Perhaps now you’ll understand what we’ve been banging on about, we localists. For the better part of a decade, we’ve campaigned to place the police under elected sheriffs. Some of our chief constables, we contended, had cast off the cables that once attached them to public opinion. They were concentrating on speed cameras and hate crimes and community relations when the rest of us wanted them to concentrate on being unpleasant to scoundrels. The best way to align the police’s priorities with everyone else’s, we argued, was to place our constabularies under locally elected representatives.
You disagreed — you, Spectator readers in particular. Our ideas, you felt, were downright un-British. They might do for people in hot countries whose leaders wore sunglasses, but one of the glories of Britain’s constitution was the independence of its public servants. We heard the same objections over and over again, voiced by stiff-backed former army officers and stout-hearted Tory matrons. The last thing the country needed, you told us, was a politicised police force.
Well — with respect, Colonel, Madam — what the devil do you imagine we’ve got now? Even in hot countries where the leaders wear sunglasses, it would be considered disproportionate to send 20 anti-terrorist police against a middle-aged opposition politician, his wife and one of their teenage daughters.

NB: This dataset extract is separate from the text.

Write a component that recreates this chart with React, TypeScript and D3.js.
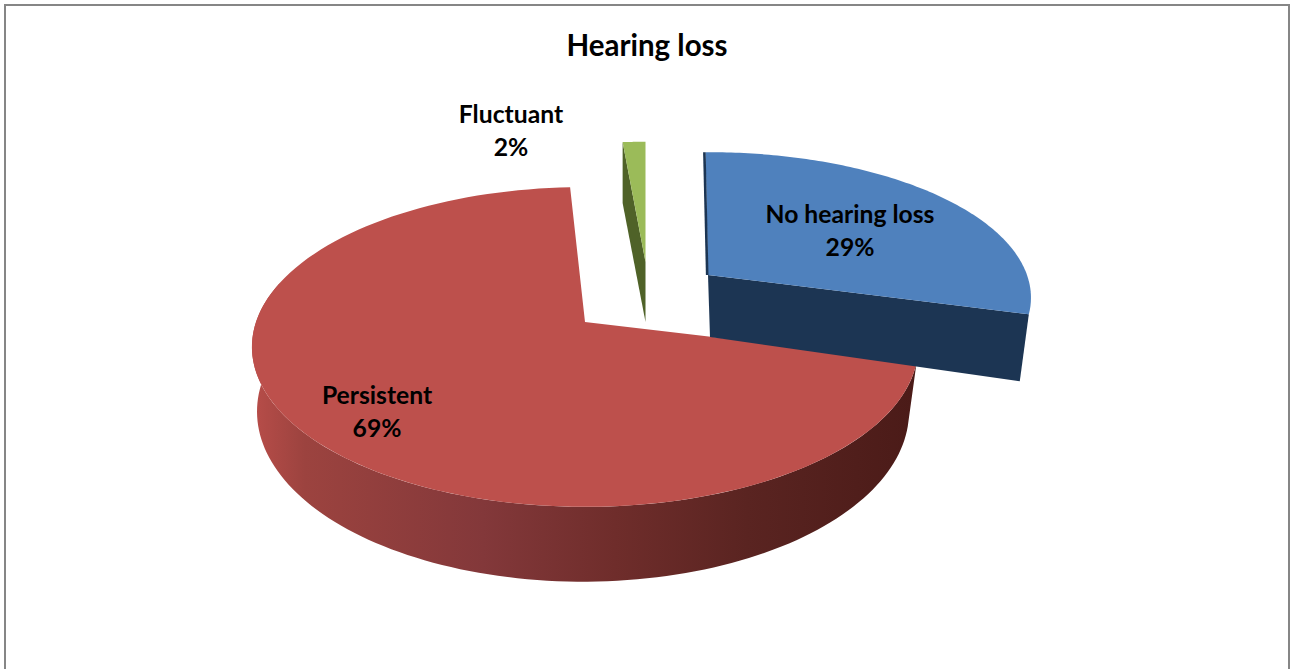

What we’ve seen is a political arrest — a political arrest, for heaven’s sake. It may well be that, as ministers claim, they didn’t authorise the action — though their denials have been carefully phrased and lawyerly. But that isn’t really the point. The Home Office official in charge of the investigation, Sir David Normington, is also in charge of appointing the next Met Commissioner. Three of the senior officers involved in authorising the raid are in the running for that job. Even the most authoritarian states rarely involve direct operational commands to the police by interior ministers: senior policemen can usually be relied on to anticipate the regime’s wishes.